During the 1850s, there were approximately 2,700 lawyers in Illinois,
or three for every 1,000 residents. The state's disproportionately high
attorney population was a reflection of its dynamic economic and transportation
growth. Rapid settlement meant land and debt disputes, and railroad construction
brought contract and tort cases.
Within this large group, there was a degree of social and professional
stratification. At the pinnacle of the American bar was a small elite--perhaps
ten percent--who were the nationally recognized giants of litigation. Concentrated
in eastern seaboard cities, and commonly associated with a family dynasty
of law or wealth, they thrived on corporate retainers and carriage-trade
clients. By mid-century, Illinois had its own small legal elite, essentially
confined to Chicago.
At the bottom, and comprising 70 percent, were the marginal figures,
or "scramblers" of the profession. They commonly accepted any client, willingly
rode the judicial circuit, and often dabbled in real estate speculation
or other sidelines to earn their living. Finally, there were the "achievers,"
a middle group comprising twenty percent of the bar. They were successful
and capable practitioners in their communities, attracting the more desirable
and lucrative clients.
There is no question that Lincoln began practice in 1837 at the bottom
of this legal pyramid. True, he benefitted from the existing caseload of
his senior partner, Stuart. But with scant education and no established
ties, he had to scramble for clients. It is equally clear that, within
the first decade of his career, Lincoln quickly ascended to the ranks of
Illinois' legal achievers. By the mid-1840s, he and Herndon had a commanding
local practice and a substantial federal and appellate caseload. Creditor
clients replaced debtors, and his services became eagerly sought. During
the 1850s, that ascent continued and culminated, as Lincoln attracted important
corporate clients and even a lucrative retainer with the Illinois Central
Railroad. By the time he left law to assume the presidency, he had not
yet reached the apex of America's legal elite, but he did have an elite
standing within the Illinois bar. Had he opted to stay in law rather than
set his sights on the U.S. Presidency, there is evidence to suggest that
he would have become one of the foremost attorneys in America.

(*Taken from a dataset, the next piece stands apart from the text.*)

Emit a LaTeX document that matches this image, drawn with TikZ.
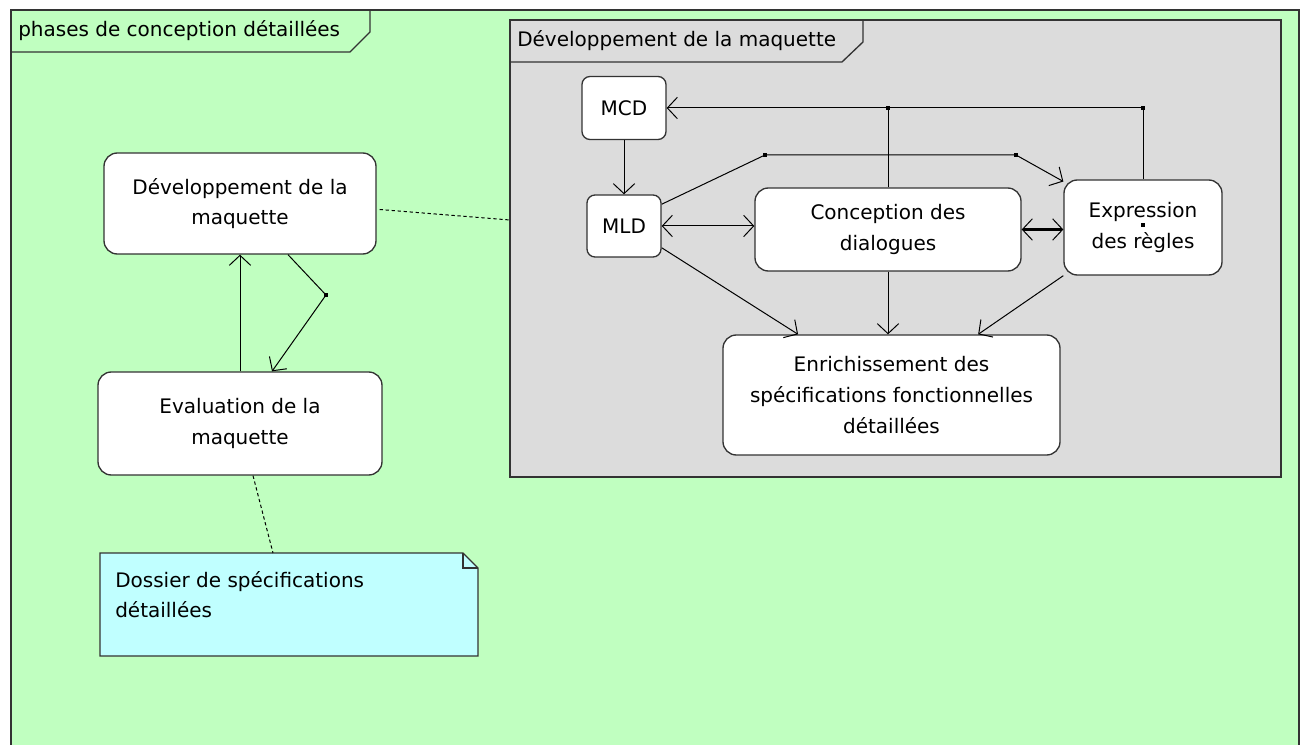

When Lincoln finally suspended practice at age 51, in the midst of his
1860 presidential candidacy, he had achieved material success, personal
self-confidence, political advantage, and professional stature. Widely
known and highly regarded throughout the West, he even had attracted notice
among the nation's legal elite along the east coast, due principally to
his impressive record suing and defending railroads. At his prime, Lincoln
left the profession that had sustained and shaped him, but he carried many
"lawyerly" habits, skills, and values through the presidential years.